**To be done:** Give every line below again, exactly.

**Data section:**
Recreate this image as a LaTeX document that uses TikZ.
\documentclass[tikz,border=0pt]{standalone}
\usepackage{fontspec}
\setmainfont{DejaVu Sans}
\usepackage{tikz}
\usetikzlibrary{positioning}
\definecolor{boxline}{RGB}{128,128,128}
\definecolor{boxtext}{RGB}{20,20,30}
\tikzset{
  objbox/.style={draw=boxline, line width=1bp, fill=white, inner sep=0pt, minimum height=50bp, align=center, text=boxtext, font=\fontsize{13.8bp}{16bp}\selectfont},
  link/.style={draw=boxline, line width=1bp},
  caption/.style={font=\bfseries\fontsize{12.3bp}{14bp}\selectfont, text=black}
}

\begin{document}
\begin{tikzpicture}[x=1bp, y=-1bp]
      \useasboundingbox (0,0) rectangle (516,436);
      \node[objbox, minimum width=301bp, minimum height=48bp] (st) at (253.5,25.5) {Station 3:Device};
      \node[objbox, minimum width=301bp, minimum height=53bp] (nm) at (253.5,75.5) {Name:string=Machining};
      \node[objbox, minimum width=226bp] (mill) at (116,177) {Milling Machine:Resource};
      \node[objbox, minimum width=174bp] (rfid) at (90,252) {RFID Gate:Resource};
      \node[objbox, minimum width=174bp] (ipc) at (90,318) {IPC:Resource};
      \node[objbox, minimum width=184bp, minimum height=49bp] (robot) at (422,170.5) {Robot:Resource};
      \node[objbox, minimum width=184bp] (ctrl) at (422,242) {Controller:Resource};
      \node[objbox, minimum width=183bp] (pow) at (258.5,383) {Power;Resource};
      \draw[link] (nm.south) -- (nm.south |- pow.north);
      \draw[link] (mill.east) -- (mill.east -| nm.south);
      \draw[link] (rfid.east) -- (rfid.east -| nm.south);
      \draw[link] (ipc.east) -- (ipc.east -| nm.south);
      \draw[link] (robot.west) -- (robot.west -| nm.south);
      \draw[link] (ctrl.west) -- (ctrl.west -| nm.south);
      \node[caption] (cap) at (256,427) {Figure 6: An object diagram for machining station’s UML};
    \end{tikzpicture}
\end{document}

**Exercise answer:**
Recreate this image as a LaTeX document that uses TikZ.
\documentclass[tikz,border=0pt]{standalone}
\usepackage{fontspec}
\setmainfont{DejaVu Sans}
\usepackage{tikz}
\usetikzlibrary{positioning}
\definecolor{boxline}{RGB}{128,128,128}
\definecolor{boxtext}{RGB}{20,20,30}
\tikzset{
  objbox/.style={draw=boxline, line width=1bp, fill=white, inner sep=0pt, minimum height=50bp, align=center, text=boxtext, font=\fontsize{13.8bp}{16bp}\selectfont},
  link/.style={draw=boxline, line width=1bp},
  caption/.style={font=\bfseries\fontsize{12.3bp}{14bp}\selectfont, text=black}
}

\begin{document}
\begin{tikzpicture}[x=1bp, y=-1bp]
      \useasboundingbox (0,0) rectangle (516,436);
      \node[objbox, minimum width=301bp, minimum height=48bp] (st) at (253.5,25.5) {Station 3:Device};
      \node[objbox, minimum width=301bp, minimum height=53bp] (nm) at (253.5,75.5) {Name:string=Machining};
      \node[objbox, minimum width=226bp] (mill) at (116,177) {Milling Machine:Resource};
      \node[objbox, minimum width=174bp] (rfid) at (90,252) {RFID Gate:Resource};
      \node[objbox, minimum width=174bp] (ipc) at (90,318) {IPC:Resource};
      \node[objbox, minimum width=184bp, minimum height=49bp] (robot) at (422,170.5) {Robot:Resource};
      \node[objbox, minimum width=184bp] (ctrl) at (422,242) {Controller:Resource};
      \node[objbox, minimum width=183bp] (pow) at (258.5,383) {Power;Resource};
      \draw[link] (nm.south) -- (nm.south |- pow.north);
      \draw[link] (mill.east) -- (mill.east -| nm.south);
      \draw[link] (rfid.east) -- (rfid.east -| nm.south);
      \draw[link] (ipc.east) -- (ipc.east -| nm.south);
      \draw[link] (robot.west) -- (robot.west -| nm.south);
      \draw[link] (ctrl.west) -- (ctrl.west -| nm.south);
      \node[caption] (cap) at (256,427) {Figure 6: An object diagram for machining station’s UML};
    \end{tikzpicture}
\end{document}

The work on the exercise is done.